↓↓↓
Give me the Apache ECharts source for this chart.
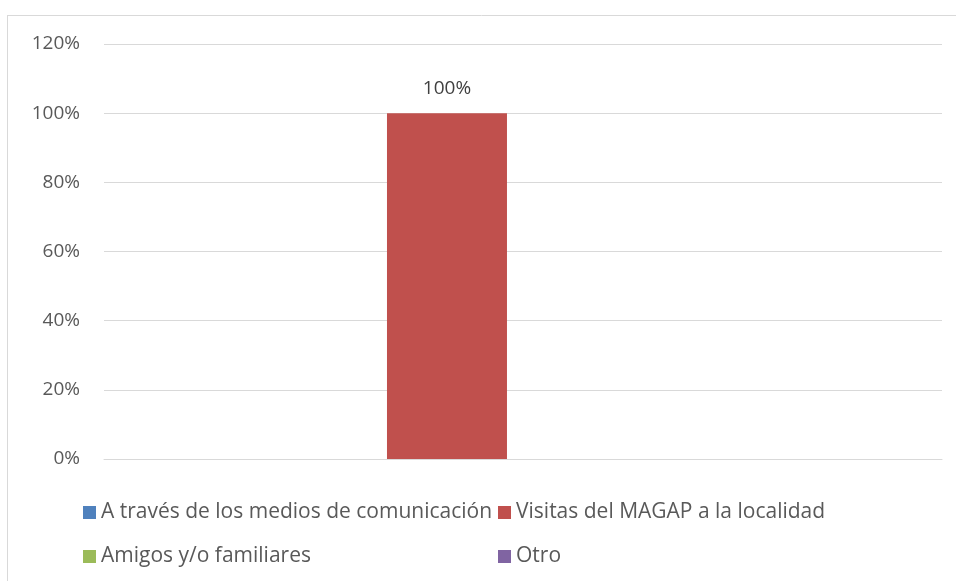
<!DOCTYPE html>
<html><head><meta charset="utf-8">
<script src="https://cdn.jsdelivr.net/npm/echarts@6/dist/echarts.min.js"></script>
<style>html,body{margin:0;padding:0;background:#fff}#c{width:956px;height:581px}</style>
</head><body><div id="c"></div>
<script>
const categories = [''];
const seriesNames = ['A través de los medios de comunicación','Visitas del MAGAP a la localidad','Amigos y/o familiares','Otro'];
const seriesValues = [[0],[1],[0],[0]];
const seriesColors = ['#4F81BD','#C0504D','#9BBB59','#8064A2'];
const yTicks = [0,0.2,0.4,0.6,0.8,1.0,1.2];

const FONT = '"Open Sans", sans-serif';
const chart = echarts.init(document.getElementById('c'));
const legendPos = [[78,497],[493,497],[78,541],[493,541]];
chart.setOption({
  animation:false,
  graphic:[
    {type:'line',shape:{x1:7,y1:15.5,x2:956,y2:15.5},style:{stroke:'#d9d9d9',lineWidth:1}},
    {type:'line',shape:{x1:7.5,y1:15,x2:7.5,y2:581},style:{stroke:'#d9d9d9',lineWidth:1}}
  ],
  grid:{left:104,right:14,top:44,bottom:122},
  legend: seriesNames.map((n,i)=>({
    data:[n], left:legendPos[i][0], top:legendPos[i][1],
    itemWidth:13,itemHeight:13,itemGap:5,icon:'rect',
    textStyle:{color:'#595959',fontSize:21,fontFamily:FONT,padding:[0,0,0,0]}
  })),
  xAxis:{type:'category',data:categories,axisLine:{show:true,lineStyle:{color:'#d9d9d9',width:1}},axisTick:{show:false},axisLabel:{show:false}},
  yAxis:{type:'value',min:yTicks[0],max:yTicks[yTicks.length-1],interval:0.2,
    axisLine:{show:false},axisTick:{show:false},
    splitLine:{lineStyle:{color:'#d9d9d9',width:1}},
    axisLabel:{margin:24,color:'#595959',fontSize:19,fontFamily:FONT,
      formatter:v=>Math.round(v*100)+'%'}},
  series: seriesNames.map((n,i)=>({
    name:n,type:'bar',data:seriesValues[i],barWidth:120,barGap:'26.7%',
    itemStyle:{color:seriesColors[i]},
    label:{show:seriesValues[i][0]>0,position:'top',distance:15,color:'#404040',fontSize:19,fontFamily:FONT,
      formatter:p=>Math.round(p.value*100)+'%'}
  }))
});
</script></body></html>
↑↑↑
**Your goal:** Copy the data word for word. Pictures do not go in the copy.

**Task answer:**
Give me the Apache ECharts source for this chart.
<!DOCTYPE html>
<html><head><meta charset="utf-8">
<script src="https://cdn.jsdelivr.net/npm/echarts@6/dist/echarts.min.js"></script>
<style>html,body{margin:0;padding:0;background:#fff}#c{width:956px;height:581px}</style>
</head><body><div id="c"></div>
<script>
const categories = [''];
const seriesNames = ['A través de los medios de comunicación','Visitas del MAGAP a la localidad','Amigos y/o familiares','Otro'];
const seriesValues = [[0],[1],[0],[0]];
const seriesColors = ['#4F81BD','#C0504D','#9BBB59','#8064A2'];
const yTicks = [0,0.2,0.4,0.6,0.8,1.0,1.2];

const FONT = '"Open Sans", sans-serif';
const chart = echarts.init(document.getElementById('c'));
const legendPos = [[78,497],[493,497],[78,541],[493,541]];
chart.setOption({
  animation:false,
  graphic:[
    {type:'line',shape:{x1:7,y1:15.5,x2:956,y2:15.5},style:{stroke:'#d9d9d9',lineWidth:1}},
    {type:'line',shape:{x1:7.5,y1:15,x2:7.5,y2:581},style:{stroke:'#d9d9d9',lineWidth:1}}
  ],
  grid:{left:104,right:14,top:44,bottom:122},
  legend: seriesNames.map((n,i)=>({
    data:[n], left:legendPos[i][0], top:legendPos[i][1],
    itemWidth:13,itemHeight:13,itemGap:5,icon:'rect',
    textStyle:{color:'#595959',fontSize:21,fontFamily:FONT,padding:[0,0,0,0]}
  })),
  xAxis:{type:'category',data:categories,axisLine:{show:true,lineStyle:{color:'#d9d9d9',width:1}},axisTick:{show:false},axisLabel:{show:false}},
  yAxis:{type:'value',min:yTicks[0],max:yTicks[yTicks.length-1],interval:0.2,
    axisLine:{show:false},axisTick:{show:false},
    splitLine:{lineStyle:{color:'#d9d9d9',width:1}},
    axisLabel:{margin:24,color:'#595959',fontSize:19,fontFamily:FONT,
      formatter:v=>Math.round(v*100)+'%'}},
  series: seriesNames.map((n,i)=>({
    name:n,type:'bar',data:seriesValues[i],barWidth:120,barGap:'26.7%',
    itemStyle:{color:seriesColors[i]},
    label:{show:seriesValues[i][0]>0,position:'top',distance:15,color:'#404040',fontSize:19,fontFamily:FONT,
      formatter:p=>Math.round(p.value*100)+'%'}
  }))
});
</script></body></html>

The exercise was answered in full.